While this album was a huge hit in their home country of Canada (it went platinum there) not many European rockers seem to have heard the band's albums. They released three of them. I have never heard the third one, so I can't tell you if it was good or not. The second one ('Line of Fire') wasn't particularily interesting as the songs just weren't that inspired. But their debut is a completely different affair.

At the time it was released the members were still contractually bound to one of Canada's most succesful Rock bands, called Chilliwack, so the only name featured on the back of the record sleeve was that of vocalist Darby Mills. Mills has one of Rock's most impressive female voices and a singing style that makes her sound more like Robert Plant's sister than anything else. But that's not the only thing that's good about 'Turn it loud'. What makes it so compelling is the excellent song writing courtesy of Brian MacLeod (deceased 1992).
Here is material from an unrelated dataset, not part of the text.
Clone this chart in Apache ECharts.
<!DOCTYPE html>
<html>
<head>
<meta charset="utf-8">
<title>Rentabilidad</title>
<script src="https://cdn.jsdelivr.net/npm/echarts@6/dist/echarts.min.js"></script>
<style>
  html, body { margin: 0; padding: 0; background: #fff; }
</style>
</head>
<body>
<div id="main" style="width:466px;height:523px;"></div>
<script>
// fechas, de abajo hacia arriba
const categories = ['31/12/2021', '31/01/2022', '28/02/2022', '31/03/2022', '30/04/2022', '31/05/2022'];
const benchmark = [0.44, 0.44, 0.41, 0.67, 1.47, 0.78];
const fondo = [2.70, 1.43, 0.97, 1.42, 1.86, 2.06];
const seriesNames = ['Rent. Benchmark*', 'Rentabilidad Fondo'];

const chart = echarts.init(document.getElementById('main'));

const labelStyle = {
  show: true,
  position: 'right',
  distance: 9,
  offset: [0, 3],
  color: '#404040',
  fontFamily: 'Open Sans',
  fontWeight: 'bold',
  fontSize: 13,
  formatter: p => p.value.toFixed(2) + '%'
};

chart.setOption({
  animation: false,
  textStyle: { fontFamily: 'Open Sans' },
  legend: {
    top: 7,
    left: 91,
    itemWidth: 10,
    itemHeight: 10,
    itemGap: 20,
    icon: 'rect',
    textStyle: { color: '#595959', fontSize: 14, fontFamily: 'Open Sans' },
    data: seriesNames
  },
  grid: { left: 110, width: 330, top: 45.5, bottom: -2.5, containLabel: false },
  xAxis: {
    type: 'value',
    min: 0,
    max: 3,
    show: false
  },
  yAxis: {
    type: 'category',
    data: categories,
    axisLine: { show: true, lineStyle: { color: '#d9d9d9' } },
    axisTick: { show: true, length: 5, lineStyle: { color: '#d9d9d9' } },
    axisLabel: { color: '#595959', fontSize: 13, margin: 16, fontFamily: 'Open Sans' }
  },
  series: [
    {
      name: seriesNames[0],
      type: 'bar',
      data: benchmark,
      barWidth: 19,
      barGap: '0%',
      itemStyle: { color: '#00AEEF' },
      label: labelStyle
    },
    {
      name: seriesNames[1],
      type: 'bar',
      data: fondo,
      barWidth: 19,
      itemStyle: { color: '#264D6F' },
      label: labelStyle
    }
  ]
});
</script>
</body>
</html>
Although the music of Headpins is different from Chilliwack's, the quality of the songs makes clear his years in his previous band weren't wasted time in terms of polishing his abilities as a songsmith. I think 'Turn it Loud' is the man's creative masterpiece, as it's better even than that most excellent of Chilliwack albums 'Lights from the Valley'. The vocal melodies and the strong choruses, the guitar riffs (check out the quirky one in 'Keep walking away'), the song structures, it's all coming from the brain of a real craftsman.

But next to the song writing, there's also the band member's technical skills as musicians. The album is packed with excellent guitar playing for example. The solo's in the extended instrumental part of the standout track 'People' especially are strong.

Oops. Did I mention a standout track just then? That's doing injustice to the rest of the songs really, as over half of the album is standout material. And the remaining three tracks are way above average as well. But I'm not going to go into more detail. Instead I'll simply recommend the album as a whole to fans of radio-friendly 80's Hard Rock and energetic AOR.

The good news is that you can still find it as it has been re-released, together with 'Line of Fire', on a CD called 'Greatest hits' (released in 1988). 'Line of Fire' comes across as filler after you've heard 'Turn it Loud', but maybe it's still an added bonus for some. There's also a CD called 'The complete greatest hits' (released in 2002) and one called 'Anthology'. Forget those. Get the 1988 release, as it has the complete 'Turn it loud' album with the songs in the right order.